TOKYO (Reuters) - The Bank of Japan offered a bleaker view on exports and output a week before data is expected show the biggest contraction in economic activity since the global financial crisis, heightening concerns a rebound may be delayed and increase pressure for further monetary easing.
But BOJ Governor Haruhiko Kuroda remained upbeat about the outlook for the world’s third-biggest economy, underscoring the central bank’s conviction that no fresh near-term stimulus is required to shake off the effects of a sales tax hike in April.
“Japan’s economy is likely to continue recovering moderately with the effect (of an April sales tax increase) seen gradually subsiding,” Kuroda told a news conference on Friday.
“Exports and output have been weakening,” he said. “But a positive economic cycle remains in place as job and income conditions steadily improve.”
Kuroda said exports are set to recover as U.S. and Chinese growth picks up, adding that geo-political risks, such as escalating tensions in Ukraine, will not force the BOJ to alter its upbeat outlook of the global economy at least for now.
He also said Japan’s economy was likely to expand above its potential, deemed at around 0.5 percent or lower, in the current fiscal year from April despite an expected contraction in the April-June quarter blamed on the tax hike.
“The output gap will continue to narrow, so inflation will accelerate from around the latter half of the current fiscal year,” Kuroda said, stressing that Japan is on track to hit the bank’s 2 percent inflation target some time next year.
Some analysts, however, remained unconvinced given exports have so far failed to offset the hit from the tax hike.
“Kuroda sounded bullish on prices, but he didn’t explain what mechanism could see prices rise while economic growth slows,” said Naomi Muguruma, senior market economist at Mitsubishi UFJ Morgan Stanley Securities.
“If consumer inflation fails to pick up pace from later this year towards 2 percent next year, the BOJ would come under pressure for further easing,” she said, adding that the bank may ease policy again in October.
The BOJ downgraded its assessment of exports - which it has been counting on to support the economy as the tax hike crimps consumption. “Exports have shown some weakness,” the bank said, revising last month’s assessment they were moving sideways.
It also acknowledged “some weakness” in industrial output.
As widely expected, the BOJ maintained its policy framework, under which it has pledged to increase base money by 60-70 trillion yen ($580-690 billion) per year through aggressive asset purchases to reflate the moribund economy.
Exports unexpectedly fell in June for a second straight month and output plunged at the fastest pace since the March 2011 earthquake, casting doubt on the BOJ’s view the economy will fairly quickly ride out the pain from the April 1 sales tax hike to 8 percent from 5 percent.
Adding to the gloom, the Nikkei share average slumped to a two-month low on Friday, suffering its biggest daily decline in five months as investors were gripped with fear that geopolitical crises in Ukraine and the Middle East could disrupt global growth.

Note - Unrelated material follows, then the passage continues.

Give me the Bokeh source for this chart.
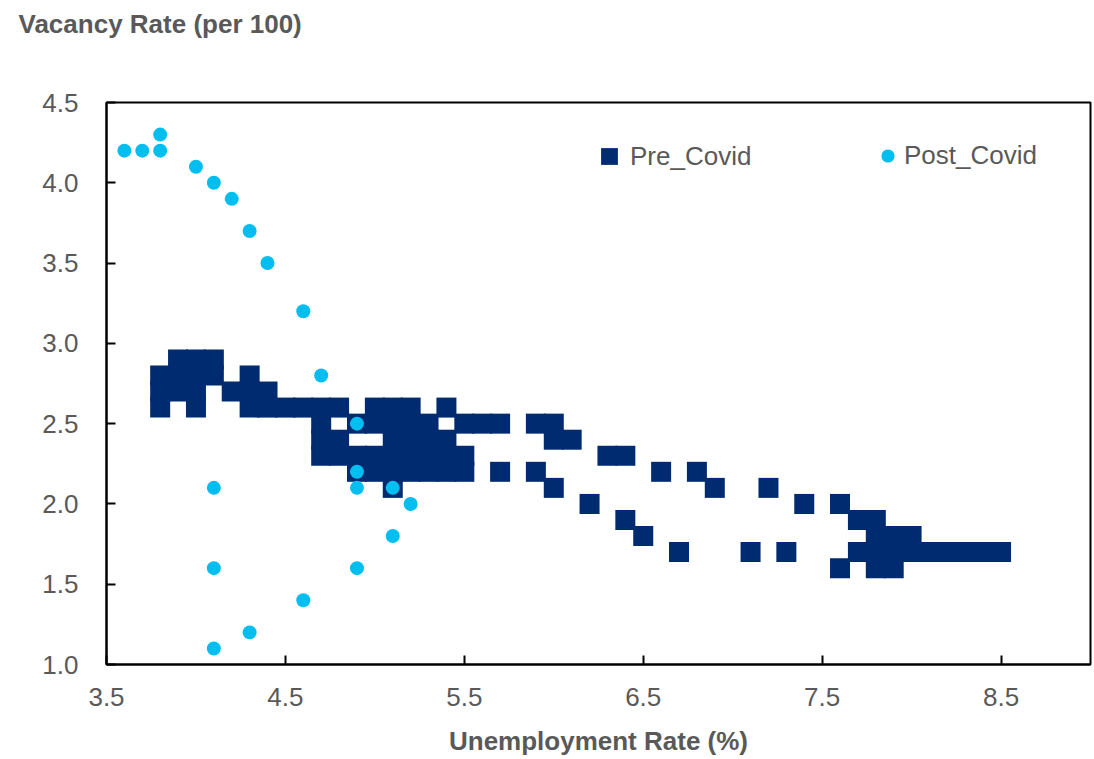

While the BOJ already expects Japan’s economy to shrink in the second quarter due to the tax hike effect, the contraction may prove to be bigger - and the rebound more modest - than projected given the delay in an export pick-up and weak household spending, analysts say.
Some in the nine-member board, such as Koji Ishida, are more cautious about the outlook than Kuroda. Ishida warned last month that structural issues may further delay an export rebound.
Heightening worries for policymakers, wages were soft in June with only a modest rise seen in bonuses and regular pay despite Prime Minister Shinzo Abe’s calls for companies to raise base salaries so consumers can keep spending.
The closely-watched April-June gross domestic product data, due out next week, is expected to show Japan’s economy shrank an annualized 7.1 percent, according to a Reuters poll, the biggest contraction since the global financial crisis.
Some private-sector analysts say such a big contraction in the second-quarter may mean economic growth in the current business year will far undershoot the BOJ’s current projection of an 1.0 percent increase.
The weak GDP data, as well as sluggish wage growth, could also heighten private economists’ scepticism that the BOJ will be able to meet its target of pushing inflation to 2 percent sometime next year without further stimulus.
Kuroda said the BOJ was ready to expand stimulus if the economy worsened enough to derail the path toward meeting the price target. But he stressed the BOJ’s top priority was to meet the price target, not to respond to temporary blips in the economy. As for the price target, the governor said the economy was on track.
His upbeat comments led some analysts to believe the BOJ remains unfazed despite the recent weak data, and that the bank won’t act any time soon.
“Weakness in some economic data so far is not strong enough to change our main scenario that the BOJ is unlikely to ease this year,” said Yuichi Kodama, chief economist at Meiji Yasuda Life Insurance.
“If the inflation rate eases well below 1 percent or there is financial market turmoil, then the BOJ could ease as early as next year.”